I'm trying to reconcile the notion of a "least square estimator" with the definition of an estimator I have in my head.
An estimator for me assumes a set $\Omega$ and a family of probability measures $$\{\mu_\theta: \theta \in \Theta\}$$ on $\Omega$, and a function on the index set $g:\Theta \rightarrow \mathbb{R}$. An unbiased estimator for $g$ is then a function $\tilde{g}: \Omega \rightarrow \mathbb{R}$ such that $$\int_\Omega \tilde{g} \, d\mu_\theta = g(\theta)$$ for all $\theta\in\Theta$.
A "least squares estimator" on the other hand assumes we have some uncorrelated random variables $X_1,\ldots,X_n: \mathscr{X} \rightarrow \mathbb{R}$ on a space $\mathscr{X}$ (I think with a fixed probability measure?) with common variance and expectations $\theta_1,\ldots,\theta_n$ assumed to lie in some linear subspace $V\subset \mathbb{R}^n$ (as something varies? what specifically i don't know. Maybe varies with a family of probability measures on $\mathscr{X}$?). Then given an "observation" $x=(x_1,\ldots,x_n)\in \mathbb{R}^n$ we "estimate" $(\theta_1,\ldots,\theta_n)$ by just projecting $x$ to the subspace $V$ obtaining say $x'$. Then given any linear $L: \mathbb{R}^n\rightarrow \mathbb{R}$, $L(x')$ is supposed to be an estimator for $L(X_1,...,X_n)$. (I hope that's a fair treatment. I've tried to simplify it by not including the matrix $A$ which parametrizes subspace $V$)
Now my question is how should I define $\Omega$ and $\Theta$ and $\mu_\theta$ and $g$ and $\tilde{g}$ to show that the latter is an instance of the former? I'd be inclined to just make $\Omega = \mathbb{R}^n$ and $\mu_\theta$ some kind of product measure if the $X_1,\ldots,X_n$ were independent, but they are only assumed uncorrelated.
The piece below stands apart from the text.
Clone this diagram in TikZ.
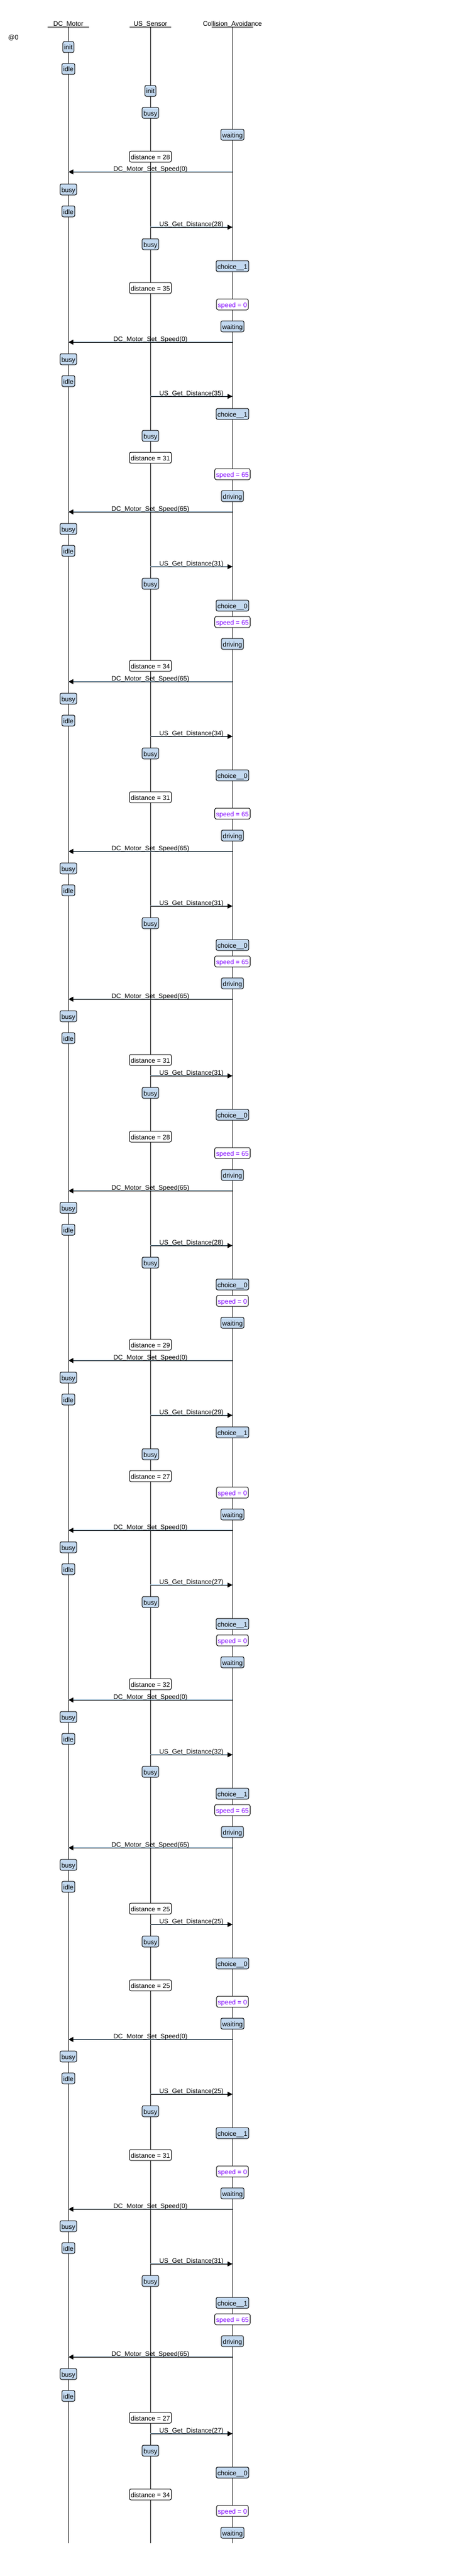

One simple sort of least-squares estimator often considered is as follows. You have $$ \left[\begin{array}{c} Y_1 \\ \vdots \\ Y_n \end{array}\right] = Y \sim \operatorname N_n(X\theta, \sigma^2 I_n) = \operatorname N\left( \left[\begin{array}{c} 1 & x_1 \\ \vdots & \vdots \\ 1 & x_n \end{array} \right]\left[ \begin{array}{c} \theta_0 \\ \theta_1 \end{array} \right], \sigma^2 \left[ \begin{array}{cccc} 1 \\ & 1 \\ & & \ddots \\ & & & 1 \end{array} \right] \right) \tag 1 $$ where $x_1,\ldots,x_n$ are known non-random numbers and $Y_1,\ldots,Y_n$ are observed, so that the observed data are $(x_i,Y_i),\,\, i=1,\ldots,n.$ The thing to be estimated is $\theta.$ The variance $\sigma^2$ will also be estimated, but not by least squares. The least-squares estimate of $\theta$ is $$ \widehat\theta = (X^T X)^{-1} X^T Y. $$ In this case, $\Theta=\mathbb R^2$ and $\Omega$ can be taken to be $\mathbb R^n$ with the measure given on line $(1)$ above.
If $X_1,\ldots,X_n$ are only assumed uncorrelated and not independent, then you're still dealing with a measure on a product space, albeit not a product measure.